Sepenggal sapamu tertinggal di kotak pesan, the only word that calms my restless soul down, your simply "hey". Your magic word makes me missing you. Seperti kurindukan dia yang kini berhenti (mungkin) bersinar untukku. Bagaimana harus kukatakan, selain tersenyum pada beningnya embun pagi yang memantulkan sinarnya. Menangis pun percuma, matahari tdk lagi menyapa. Ah mungkin duniaku tak terlalu menarik untuknya memberi kehangatan.
Ah sudahlah, toh bumi tetap berputar dan langit masih biru.

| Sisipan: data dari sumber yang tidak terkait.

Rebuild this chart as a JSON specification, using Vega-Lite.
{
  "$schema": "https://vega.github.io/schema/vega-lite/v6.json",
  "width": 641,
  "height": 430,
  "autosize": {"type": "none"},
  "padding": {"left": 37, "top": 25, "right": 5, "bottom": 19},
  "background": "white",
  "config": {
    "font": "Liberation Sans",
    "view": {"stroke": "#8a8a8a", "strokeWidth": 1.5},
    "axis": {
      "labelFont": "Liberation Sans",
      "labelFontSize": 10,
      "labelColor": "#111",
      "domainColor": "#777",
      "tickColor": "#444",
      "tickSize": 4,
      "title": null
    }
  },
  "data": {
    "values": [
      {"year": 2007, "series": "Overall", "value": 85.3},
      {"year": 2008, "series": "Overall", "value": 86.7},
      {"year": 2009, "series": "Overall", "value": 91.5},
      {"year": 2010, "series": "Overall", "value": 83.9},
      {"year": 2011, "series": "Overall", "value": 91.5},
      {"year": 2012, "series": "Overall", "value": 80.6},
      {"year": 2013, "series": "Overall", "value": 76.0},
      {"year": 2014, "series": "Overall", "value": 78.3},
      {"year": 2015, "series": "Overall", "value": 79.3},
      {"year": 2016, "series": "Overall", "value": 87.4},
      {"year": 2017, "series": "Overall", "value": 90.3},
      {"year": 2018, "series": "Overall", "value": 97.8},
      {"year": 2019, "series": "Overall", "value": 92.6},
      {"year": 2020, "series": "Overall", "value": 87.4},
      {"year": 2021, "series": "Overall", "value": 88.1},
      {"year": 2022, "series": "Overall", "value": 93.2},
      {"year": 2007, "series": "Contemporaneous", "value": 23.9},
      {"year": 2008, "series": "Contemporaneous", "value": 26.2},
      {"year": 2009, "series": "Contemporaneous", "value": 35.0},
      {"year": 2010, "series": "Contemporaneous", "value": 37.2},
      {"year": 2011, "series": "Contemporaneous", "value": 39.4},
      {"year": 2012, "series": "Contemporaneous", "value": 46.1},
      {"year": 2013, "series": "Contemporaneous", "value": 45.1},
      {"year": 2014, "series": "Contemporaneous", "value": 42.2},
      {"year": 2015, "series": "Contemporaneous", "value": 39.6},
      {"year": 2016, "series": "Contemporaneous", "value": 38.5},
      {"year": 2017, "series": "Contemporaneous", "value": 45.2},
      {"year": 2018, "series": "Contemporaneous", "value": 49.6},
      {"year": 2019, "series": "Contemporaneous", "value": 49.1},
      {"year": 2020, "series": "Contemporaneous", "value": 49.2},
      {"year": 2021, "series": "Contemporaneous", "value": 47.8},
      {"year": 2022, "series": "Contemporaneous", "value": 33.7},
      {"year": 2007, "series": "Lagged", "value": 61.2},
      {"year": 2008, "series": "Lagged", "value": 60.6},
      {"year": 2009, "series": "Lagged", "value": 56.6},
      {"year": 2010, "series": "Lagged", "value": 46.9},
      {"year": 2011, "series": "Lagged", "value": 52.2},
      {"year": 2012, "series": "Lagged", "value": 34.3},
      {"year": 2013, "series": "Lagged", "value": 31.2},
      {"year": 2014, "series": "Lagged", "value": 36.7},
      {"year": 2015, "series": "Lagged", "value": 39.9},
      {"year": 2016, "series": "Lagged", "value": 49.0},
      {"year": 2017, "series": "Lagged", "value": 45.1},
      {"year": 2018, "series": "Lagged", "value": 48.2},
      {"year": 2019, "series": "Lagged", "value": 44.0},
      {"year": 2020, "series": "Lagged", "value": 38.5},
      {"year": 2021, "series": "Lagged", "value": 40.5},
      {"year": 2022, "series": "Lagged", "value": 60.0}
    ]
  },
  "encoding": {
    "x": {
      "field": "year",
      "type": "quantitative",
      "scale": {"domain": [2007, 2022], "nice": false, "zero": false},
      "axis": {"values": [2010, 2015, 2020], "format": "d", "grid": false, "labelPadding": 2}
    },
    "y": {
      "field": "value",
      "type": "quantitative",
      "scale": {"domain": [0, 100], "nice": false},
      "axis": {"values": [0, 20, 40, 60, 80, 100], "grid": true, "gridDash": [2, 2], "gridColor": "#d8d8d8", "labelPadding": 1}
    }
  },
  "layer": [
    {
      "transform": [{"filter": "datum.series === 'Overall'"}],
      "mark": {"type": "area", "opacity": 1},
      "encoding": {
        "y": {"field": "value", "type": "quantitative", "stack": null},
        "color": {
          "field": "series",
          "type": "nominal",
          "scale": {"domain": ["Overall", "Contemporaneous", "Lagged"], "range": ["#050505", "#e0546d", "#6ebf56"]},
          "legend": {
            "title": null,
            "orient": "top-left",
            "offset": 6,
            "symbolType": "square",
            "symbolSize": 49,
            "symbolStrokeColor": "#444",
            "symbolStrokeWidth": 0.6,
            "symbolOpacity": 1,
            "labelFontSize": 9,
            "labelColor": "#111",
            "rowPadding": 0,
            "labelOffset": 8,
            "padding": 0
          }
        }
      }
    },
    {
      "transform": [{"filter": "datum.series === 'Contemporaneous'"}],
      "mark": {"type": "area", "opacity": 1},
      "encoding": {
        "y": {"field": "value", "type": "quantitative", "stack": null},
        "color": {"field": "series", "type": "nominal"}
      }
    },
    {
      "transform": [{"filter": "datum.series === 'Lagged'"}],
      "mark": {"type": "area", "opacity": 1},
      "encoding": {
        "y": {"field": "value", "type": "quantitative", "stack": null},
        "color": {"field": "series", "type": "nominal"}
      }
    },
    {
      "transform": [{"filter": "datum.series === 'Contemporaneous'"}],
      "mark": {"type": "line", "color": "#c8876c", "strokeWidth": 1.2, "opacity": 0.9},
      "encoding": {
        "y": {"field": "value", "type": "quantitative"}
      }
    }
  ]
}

Hari ini hujan sepanjang hari, meski disela oleh terik matahari sesaat saja. Pertama kalinya aku menyeberang ke Pulau Lafau, yang hanya dihuni oleh kelapa dan kepompong, keduanya berbiak manja. Aku menatap wajah 23 manusia yang baru kutemui itu satu per satu, mengapa kalian di sini? mengapa kita bertemu? Hanya itu yg ingin kutanyakan, tp tak terucapkan. Melihat mereka berproses, ada sedih, ada kecewa, tapi ada harapan kalau mau berusaha. Kucoba telisik impian yang tanggal satu demi satu dari mata rekan-rekanku yang berjuang di sini, ah harapan janganlah pupus, masih dua purnama lagi waktu kita, mari berusaha sekuat tenaga, seniat hati ini mengayun langkah. Lihatlah 23 manusia itu, datang entah demi apa, tp selagi masih ada kata-kata untuk disampaikan mari kita teriakkan ke telinga mereka biar masuk sampai ke relung hatinya. Jangan menyerah, mari tinggalkan Nias dengan puas, itu saja inginku. Two fuckin' months to go, together we can do it, let's rock!

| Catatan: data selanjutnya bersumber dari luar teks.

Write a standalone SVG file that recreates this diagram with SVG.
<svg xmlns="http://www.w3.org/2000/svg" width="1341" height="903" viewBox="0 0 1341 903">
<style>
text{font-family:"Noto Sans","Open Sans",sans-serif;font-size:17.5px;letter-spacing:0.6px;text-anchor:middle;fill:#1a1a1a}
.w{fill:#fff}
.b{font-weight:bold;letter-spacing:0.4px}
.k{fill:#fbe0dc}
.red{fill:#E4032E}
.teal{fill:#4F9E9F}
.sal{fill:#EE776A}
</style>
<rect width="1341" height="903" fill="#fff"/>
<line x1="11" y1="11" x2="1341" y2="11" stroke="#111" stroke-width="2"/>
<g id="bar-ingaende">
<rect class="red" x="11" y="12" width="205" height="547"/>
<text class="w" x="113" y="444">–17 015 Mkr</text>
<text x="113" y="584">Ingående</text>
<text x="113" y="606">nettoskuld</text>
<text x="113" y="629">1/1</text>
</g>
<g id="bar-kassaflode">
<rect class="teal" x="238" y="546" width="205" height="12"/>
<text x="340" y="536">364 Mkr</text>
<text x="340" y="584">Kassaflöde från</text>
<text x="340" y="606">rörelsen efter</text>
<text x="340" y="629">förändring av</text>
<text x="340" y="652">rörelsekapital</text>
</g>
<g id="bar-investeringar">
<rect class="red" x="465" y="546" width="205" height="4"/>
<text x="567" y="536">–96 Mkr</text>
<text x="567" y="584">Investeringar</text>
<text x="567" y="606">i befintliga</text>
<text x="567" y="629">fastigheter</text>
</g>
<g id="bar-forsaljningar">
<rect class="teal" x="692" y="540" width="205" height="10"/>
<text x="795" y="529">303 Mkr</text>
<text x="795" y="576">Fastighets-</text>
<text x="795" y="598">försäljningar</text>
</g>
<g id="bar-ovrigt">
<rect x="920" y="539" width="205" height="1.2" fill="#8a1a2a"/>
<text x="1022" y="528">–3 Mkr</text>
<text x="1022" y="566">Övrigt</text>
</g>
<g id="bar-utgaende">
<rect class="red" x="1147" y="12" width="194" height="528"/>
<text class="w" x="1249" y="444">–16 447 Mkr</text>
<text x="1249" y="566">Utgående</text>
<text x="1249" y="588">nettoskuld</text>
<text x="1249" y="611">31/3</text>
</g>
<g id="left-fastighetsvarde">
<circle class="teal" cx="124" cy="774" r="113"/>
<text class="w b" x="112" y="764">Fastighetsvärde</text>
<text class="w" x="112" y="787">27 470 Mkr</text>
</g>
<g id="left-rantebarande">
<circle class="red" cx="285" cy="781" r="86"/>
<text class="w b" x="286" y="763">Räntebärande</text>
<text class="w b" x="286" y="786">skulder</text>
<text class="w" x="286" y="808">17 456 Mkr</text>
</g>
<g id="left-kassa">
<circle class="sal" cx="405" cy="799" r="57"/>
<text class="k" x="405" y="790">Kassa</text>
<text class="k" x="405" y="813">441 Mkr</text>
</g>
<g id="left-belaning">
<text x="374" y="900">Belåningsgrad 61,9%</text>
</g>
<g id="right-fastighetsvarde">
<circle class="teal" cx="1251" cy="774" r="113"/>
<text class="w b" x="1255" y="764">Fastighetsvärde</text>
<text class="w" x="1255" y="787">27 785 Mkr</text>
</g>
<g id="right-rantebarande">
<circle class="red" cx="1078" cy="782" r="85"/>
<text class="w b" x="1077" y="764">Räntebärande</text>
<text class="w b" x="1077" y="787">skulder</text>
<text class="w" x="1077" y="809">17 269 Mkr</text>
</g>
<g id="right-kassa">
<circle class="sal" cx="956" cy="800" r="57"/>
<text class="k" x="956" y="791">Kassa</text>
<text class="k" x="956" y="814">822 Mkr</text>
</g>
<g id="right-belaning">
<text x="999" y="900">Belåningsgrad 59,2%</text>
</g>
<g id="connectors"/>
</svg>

Hari ini kami ditempa: panas terik berganti-ganti dengan hujan, angin... mereka bilang badai, kubilang hujan angin --sekedar menghibur diri mengingat perjalanan pulang kami menyeberang laut lagi maka tak mau tahu aku tentang badai, kutulikan telingaku dan hanya hujan berangin lah yang kupercaya ada. Ah perahu nelayan terayun gelombang, aku ingat dia. Pergi-pulang, angin kencang, duduk di ujung depan kapal, berpegang erat pada jangkar karatan yg baru saja diangkat naik, ah indahnya kalau dia memang untukku. Ah!
Sebuah pesan, tersampaikan bersama doa, semoga kecewa takkan menciutkan, semoga luka takkan melemahkan. Memberanikan diri, meneguhkan hati, melempar tanya, menunggu sapaan. Jawaban sederhana tiba, berkelit membelit ngilu. Aku tersenyum pahit. Bernyanyi dalam senandung pujian. Berserah pada rencanaNya. Dan semua akan baik-baik saja.
Mari melupakan, pasrah dan bangkit berlari kembali mengejar matahari (yang entah di mana). Aku teringat secarik kartu bergambar dan untaian kalimat yang masih terselip di sela buku, biarkan saja, selayaknya surat ini tiada akan tersampaikan. A postcard from heaven will stay in heaven.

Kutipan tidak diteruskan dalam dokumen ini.